> **WRITTEN INSTRUCTION**: Provide an exact copy of the data, excluding the images.

> **SUPPLIED DATA**:

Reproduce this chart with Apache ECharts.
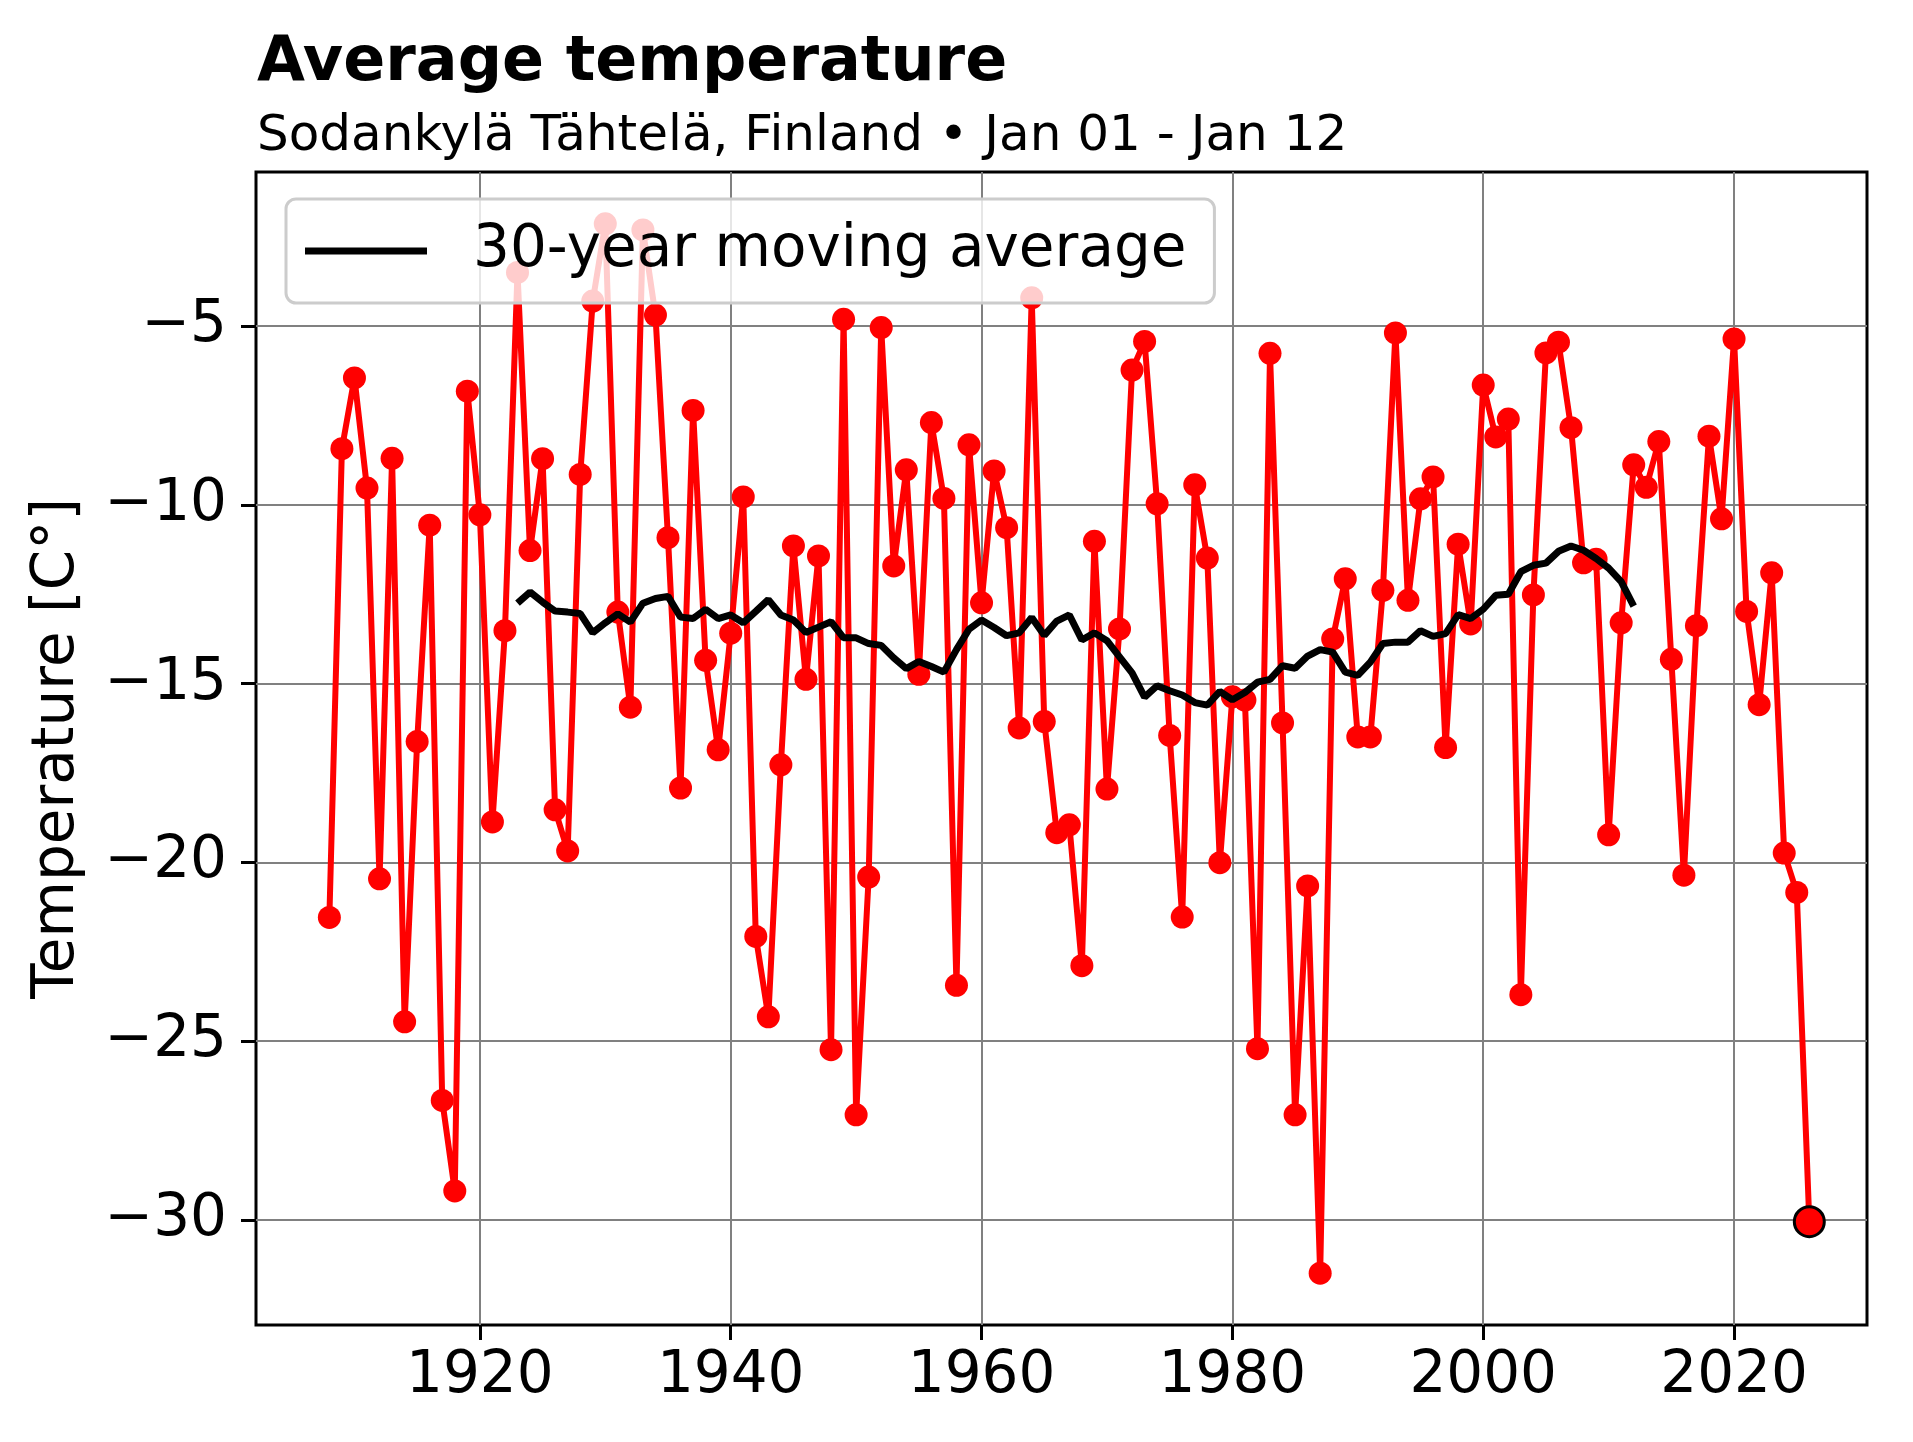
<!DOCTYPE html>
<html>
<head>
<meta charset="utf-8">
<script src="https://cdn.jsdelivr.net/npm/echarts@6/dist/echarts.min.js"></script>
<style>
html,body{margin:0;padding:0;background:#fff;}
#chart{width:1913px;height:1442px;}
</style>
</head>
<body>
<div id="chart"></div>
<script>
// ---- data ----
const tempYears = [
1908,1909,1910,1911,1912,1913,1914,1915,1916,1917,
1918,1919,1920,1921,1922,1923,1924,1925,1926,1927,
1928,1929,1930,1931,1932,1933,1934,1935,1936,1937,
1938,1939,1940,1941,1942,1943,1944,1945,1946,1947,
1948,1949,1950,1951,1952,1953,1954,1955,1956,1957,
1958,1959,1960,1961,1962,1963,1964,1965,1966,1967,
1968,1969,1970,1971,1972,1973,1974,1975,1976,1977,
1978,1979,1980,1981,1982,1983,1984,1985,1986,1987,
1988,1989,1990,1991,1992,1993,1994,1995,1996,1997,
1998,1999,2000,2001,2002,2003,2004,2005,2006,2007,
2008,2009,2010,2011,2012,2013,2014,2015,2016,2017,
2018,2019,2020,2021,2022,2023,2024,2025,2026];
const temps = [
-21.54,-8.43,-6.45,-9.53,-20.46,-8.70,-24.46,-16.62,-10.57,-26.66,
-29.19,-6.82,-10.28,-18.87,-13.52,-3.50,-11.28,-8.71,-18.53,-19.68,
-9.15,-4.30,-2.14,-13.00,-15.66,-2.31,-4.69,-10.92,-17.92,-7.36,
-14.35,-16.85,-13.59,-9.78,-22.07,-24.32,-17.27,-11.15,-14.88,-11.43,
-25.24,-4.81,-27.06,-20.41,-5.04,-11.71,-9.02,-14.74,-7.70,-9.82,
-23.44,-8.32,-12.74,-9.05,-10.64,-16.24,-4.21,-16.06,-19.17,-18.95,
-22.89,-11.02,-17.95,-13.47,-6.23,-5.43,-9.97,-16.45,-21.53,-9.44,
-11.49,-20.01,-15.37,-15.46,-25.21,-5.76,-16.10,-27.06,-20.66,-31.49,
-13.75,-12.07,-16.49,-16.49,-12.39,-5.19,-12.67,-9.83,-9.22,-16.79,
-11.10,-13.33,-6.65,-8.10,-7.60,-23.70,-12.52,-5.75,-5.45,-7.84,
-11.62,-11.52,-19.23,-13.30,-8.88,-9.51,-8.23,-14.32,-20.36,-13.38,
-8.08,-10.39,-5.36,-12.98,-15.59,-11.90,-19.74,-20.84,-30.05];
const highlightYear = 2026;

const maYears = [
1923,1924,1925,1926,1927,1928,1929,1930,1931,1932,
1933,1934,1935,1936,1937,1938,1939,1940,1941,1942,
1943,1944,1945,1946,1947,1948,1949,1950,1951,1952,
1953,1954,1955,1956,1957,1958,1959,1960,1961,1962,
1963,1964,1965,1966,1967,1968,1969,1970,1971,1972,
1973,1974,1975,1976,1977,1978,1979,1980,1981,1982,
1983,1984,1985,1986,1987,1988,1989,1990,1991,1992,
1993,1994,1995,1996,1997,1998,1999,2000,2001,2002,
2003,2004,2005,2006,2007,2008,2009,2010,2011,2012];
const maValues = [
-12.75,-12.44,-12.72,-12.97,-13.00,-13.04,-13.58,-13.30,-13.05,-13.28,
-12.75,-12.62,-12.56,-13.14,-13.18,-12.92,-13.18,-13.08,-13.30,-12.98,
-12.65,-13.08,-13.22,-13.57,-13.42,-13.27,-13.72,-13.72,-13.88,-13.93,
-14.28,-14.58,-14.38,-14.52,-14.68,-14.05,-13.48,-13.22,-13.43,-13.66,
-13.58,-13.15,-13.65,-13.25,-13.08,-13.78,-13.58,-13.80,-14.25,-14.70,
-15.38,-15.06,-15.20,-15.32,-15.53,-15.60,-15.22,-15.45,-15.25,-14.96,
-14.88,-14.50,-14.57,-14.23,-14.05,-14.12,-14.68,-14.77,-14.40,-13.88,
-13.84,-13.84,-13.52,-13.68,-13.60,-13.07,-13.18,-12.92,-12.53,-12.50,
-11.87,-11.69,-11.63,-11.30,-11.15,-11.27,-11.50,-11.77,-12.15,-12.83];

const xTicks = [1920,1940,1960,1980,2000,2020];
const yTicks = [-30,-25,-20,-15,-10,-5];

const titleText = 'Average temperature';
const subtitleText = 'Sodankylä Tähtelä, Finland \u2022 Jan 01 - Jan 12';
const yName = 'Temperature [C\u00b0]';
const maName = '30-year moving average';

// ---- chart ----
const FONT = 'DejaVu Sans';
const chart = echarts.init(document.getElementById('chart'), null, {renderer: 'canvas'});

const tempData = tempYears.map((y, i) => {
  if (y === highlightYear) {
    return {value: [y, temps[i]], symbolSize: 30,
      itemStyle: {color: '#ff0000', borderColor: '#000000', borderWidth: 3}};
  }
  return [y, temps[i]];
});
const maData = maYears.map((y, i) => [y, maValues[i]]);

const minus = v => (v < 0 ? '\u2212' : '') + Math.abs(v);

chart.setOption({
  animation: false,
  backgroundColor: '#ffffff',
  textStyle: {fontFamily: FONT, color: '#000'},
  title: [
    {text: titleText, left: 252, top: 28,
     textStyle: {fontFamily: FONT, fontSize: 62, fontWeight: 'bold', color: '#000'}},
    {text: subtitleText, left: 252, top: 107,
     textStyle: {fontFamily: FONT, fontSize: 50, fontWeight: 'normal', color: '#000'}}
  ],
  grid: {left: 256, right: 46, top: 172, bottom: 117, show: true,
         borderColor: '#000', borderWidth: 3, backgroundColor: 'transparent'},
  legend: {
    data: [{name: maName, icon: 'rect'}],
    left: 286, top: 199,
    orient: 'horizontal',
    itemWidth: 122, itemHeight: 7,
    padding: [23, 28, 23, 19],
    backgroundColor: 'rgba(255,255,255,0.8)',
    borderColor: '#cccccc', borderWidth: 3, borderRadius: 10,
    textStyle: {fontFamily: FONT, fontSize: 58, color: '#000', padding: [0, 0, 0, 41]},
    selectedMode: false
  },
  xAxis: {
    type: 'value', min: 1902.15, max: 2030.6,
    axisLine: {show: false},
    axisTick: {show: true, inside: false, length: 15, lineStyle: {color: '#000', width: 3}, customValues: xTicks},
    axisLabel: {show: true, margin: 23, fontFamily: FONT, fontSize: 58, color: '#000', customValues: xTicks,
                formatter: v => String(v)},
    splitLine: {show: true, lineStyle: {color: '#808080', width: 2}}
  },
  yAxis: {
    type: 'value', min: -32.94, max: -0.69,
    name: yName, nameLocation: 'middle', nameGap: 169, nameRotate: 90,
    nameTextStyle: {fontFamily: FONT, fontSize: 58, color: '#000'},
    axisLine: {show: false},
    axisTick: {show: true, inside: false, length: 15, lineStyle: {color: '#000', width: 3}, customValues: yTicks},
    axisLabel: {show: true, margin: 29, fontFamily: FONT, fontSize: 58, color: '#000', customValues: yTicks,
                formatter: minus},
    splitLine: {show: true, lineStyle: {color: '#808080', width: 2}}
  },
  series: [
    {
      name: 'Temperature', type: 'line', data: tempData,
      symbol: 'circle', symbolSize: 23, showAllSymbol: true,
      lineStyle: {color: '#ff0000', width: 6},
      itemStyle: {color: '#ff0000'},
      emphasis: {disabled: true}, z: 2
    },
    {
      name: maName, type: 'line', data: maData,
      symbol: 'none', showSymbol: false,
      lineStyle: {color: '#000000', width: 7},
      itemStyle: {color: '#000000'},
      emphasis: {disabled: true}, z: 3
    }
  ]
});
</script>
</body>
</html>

> **EXERCISE RESPONSE**:
Reproduce this chart with Apache ECharts.
<!DOCTYPE html>
<html>
<head>
<meta charset="utf-8">
<script src="https://cdn.jsdelivr.net/npm/echarts@6/dist/echarts.min.js"></script>
<style>
html,body{margin:0;padding:0;background:#fff;}
#chart{width:1913px;height:1442px;}
</style>
</head>
<body>
<div id="chart"></div>
<script>
// ---- data ----
const tempYears = [
1908,1909,1910,1911,1912,1913,1914,1915,1916,1917,
1918,1919,1920,1921,1922,1923,1924,1925,1926,1927,
1928,1929,1930,1931,1932,1933,1934,1935,1936,1937,
1938,1939,1940,1941,1942,1943,1944,1945,1946,1947,
1948,1949,1950,1951,1952,1953,1954,1955,1956,1957,
1958,1959,1960,1961,1962,1963,1964,1965,1966,1967,
1968,1969,1970,1971,1972,1973,1974,1975,1976,1977,
1978,1979,1980,1981,1982,1983,1984,1985,1986,1987,
1988,1989,1990,1991,1992,1993,1994,1995,1996,1997,
1998,1999,2000,2001,2002,2003,2004,2005,2006,2007,
2008,2009,2010,2011,2012,2013,2014,2015,2016,2017,
2018,2019,2020,2021,2022,2023,2024,2025,2026];
const temps = [
-21.54,-8.43,-6.45,-9.53,-20.46,-8.70,-24.46,-16.62,-10.57,-26.66,
-29.19,-6.82,-10.28,-18.87,-13.52,-3.50,-11.28,-8.71,-18.53,-19.68,
-9.15,-4.30,-2.14,-13.00,-15.66,-2.31,-4.69,-10.92,-17.92,-7.36,
-14.35,-16.85,-13.59,-9.78,-22.07,-24.32,-17.27,-11.15,-14.88,-11.43,
-25.24,-4.81,-27.06,-20.41,-5.04,-11.71,-9.02,-14.74,-7.70,-9.82,
-23.44,-8.32,-12.74,-9.05,-10.64,-16.24,-4.21,-16.06,-19.17,-18.95,
-22.89,-11.02,-17.95,-13.47,-6.23,-5.43,-9.97,-16.45,-21.53,-9.44,
-11.49,-20.01,-15.37,-15.46,-25.21,-5.76,-16.10,-27.06,-20.66,-31.49,
-13.75,-12.07,-16.49,-16.49,-12.39,-5.19,-12.67,-9.83,-9.22,-16.79,
-11.10,-13.33,-6.65,-8.10,-7.60,-23.70,-12.52,-5.75,-5.45,-7.84,
-11.62,-11.52,-19.23,-13.30,-8.88,-9.51,-8.23,-14.32,-20.36,-13.38,
-8.08,-10.39,-5.36,-12.98,-15.59,-11.90,-19.74,-20.84,-30.05];
const highlightYear = 2026;

const maYears = [
1923,1924,1925,1926,1927,1928,1929,1930,1931,1932,
1933,1934,1935,1936,1937,1938,1939,1940,1941,1942,
1943,1944,1945,1946,1947,1948,1949,1950,1951,1952,
1953,1954,1955,1956,1957,1958,1959,1960,1961,1962,
1963,1964,1965,1966,1967,1968,1969,1970,1971,1972,
1973,1974,1975,1976,1977,1978,1979,1980,1981,1982,
1983,1984,1985,1986,1987,1988,1989,1990,1991,1992,
1993,1994,1995,1996,1997,1998,1999,2000,2001,2002,
2003,2004,2005,2006,2007,2008,2009,2010,2011,2012];
const maValues = [
-12.75,-12.44,-12.72,-12.97,-13.00,-13.04,-13.58,-13.30,-13.05,-13.28,
-12.75,-12.62,-12.56,-13.14,-13.18,-12.92,-13.18,-13.08,-13.30,-12.98,
-12.65,-13.08,-13.22,-13.57,-13.42,-13.27,-13.72,-13.72,-13.88,-13.93,
-14.28,-14.58,-14.38,-14.52,-14.68,-14.05,-13.48,-13.22,-13.43,-13.66,
-13.58,-13.15,-13.65,-13.25,-13.08,-13.78,-13.58,-13.80,-14.25,-14.70,
-15.38,-15.06,-15.20,-15.32,-15.53,-15.60,-15.22,-15.45,-15.25,-14.96,
-14.88,-14.50,-14.57,-14.23,-14.05,-14.12,-14.68,-14.77,-14.40,-13.88,
-13.84,-13.84,-13.52,-13.68,-13.60,-13.07,-13.18,-12.92,-12.53,-12.50,
-11.87,-11.69,-11.63,-11.30,-11.15,-11.27,-11.50,-11.77,-12.15,-12.83];

const xTicks = [1920,1940,1960,1980,2000,2020];
const yTicks = [-30,-25,-20,-15,-10,-5];

const titleText = 'Average temperature';
const subtitleText = 'Sodankylä Tähtelä, Finland \u2022 Jan 01 - Jan 12';
const yName = 'Temperature [C\u00b0]';
const maName = '30-year moving average';

// ---- chart ----
const FONT = 'DejaVu Sans';
const chart = echarts.init(document.getElementById('chart'), null, {renderer: 'canvas'});

const tempData = tempYears.map((y, i) => {
  if (y === highlightYear) {
    return {value: [y, temps[i]], symbolSize: 30,
      itemStyle: {color: '#ff0000', borderColor: '#000000', borderWidth: 3}};
  }
  return [y, temps[i]];
});
const maData = maYears.map((y, i) => [y, maValues[i]]);

const minus = v => (v < 0 ? '\u2212' : '') + Math.abs(v);

chart.setOption({
  animation: false,
  backgroundColor: '#ffffff',
  textStyle: {fontFamily: FONT, color: '#000'},
  title: [
    {text: titleText, left: 252, top: 28,
     textStyle: {fontFamily: FONT, fontSize: 62, fontWeight: 'bold', color: '#000'}},
    {text: subtitleText, left: 252, top: 107,
     textStyle: {fontFamily: FONT, fontSize: 50, fontWeight: 'normal', color: '#000'}}
  ],
  grid: {left: 256, right: 46, top: 172, bottom: 117, show: true,
         borderColor: '#000', borderWidth: 3, backgroundColor: 'transparent'},
  legend: {
    data: [{name: maName, icon: 'rect'}],
    left: 286, top: 199,
    orient: 'horizontal',
    itemWidth: 122, itemHeight: 7,
    padding: [23, 28, 23, 19],
    backgroundColor: 'rgba(255,255,255,0.8)',
    borderColor: '#cccccc', borderWidth: 3, borderRadius: 10,
    textStyle: {fontFamily: FONT, fontSize: 58, color: '#000', padding: [0, 0, 0, 41]},
    selectedMode: false
  },
  xAxis: {
    type: 'value', min: 1902.15, max: 2030.6,
    axisLine: {show: false},
    axisTick: {show: true, inside: false, length: 15, lineStyle: {color: '#000', width: 3}, customValues: xTicks},
    axisLabel: {show: true, margin: 23, fontFamily: FONT, fontSize: 58, color: '#000', customValues: xTicks,
                formatter: v => String(v)},
    splitLine: {show: true, lineStyle: {color: '#808080', width: 2}}
  },
  yAxis: {
    type: 'value', min: -32.94, max: -0.69,
    name: yName, nameLocation: 'middle', nameGap: 169, nameRotate: 90,
    nameTextStyle: {fontFamily: FONT, fontSize: 58, color: '#000'},
    axisLine: {show: false},
    axisTick: {show: true, inside: false, length: 15, lineStyle: {color: '#000', width: 3}, customValues: yTicks},
    axisLabel: {show: true, margin: 29, fontFamily: FONT, fontSize: 58, color: '#000', customValues: yTicks,
                formatter: minus},
    splitLine: {show: true, lineStyle: {color: '#808080', width: 2}}
  },
  series: [
    {
      name: 'Temperature', type: 'line', data: tempData,
      symbol: 'circle', symbolSize: 23, showAllSymbol: true,
      lineStyle: {color: '#ff0000', width: 6},
      itemStyle: {color: '#ff0000'},
      emphasis: {disabled: true}, z: 2
    },
    {
      name: maName, type: 'line', data: maData,
      symbol: 'none', showSymbol: false,
      lineStyle: {color: '#000000', width: 7},
      itemStyle: {color: '#000000'},
      emphasis: {disabled: true}, z: 3
    }
  ]
});
</script>
</body>
</html>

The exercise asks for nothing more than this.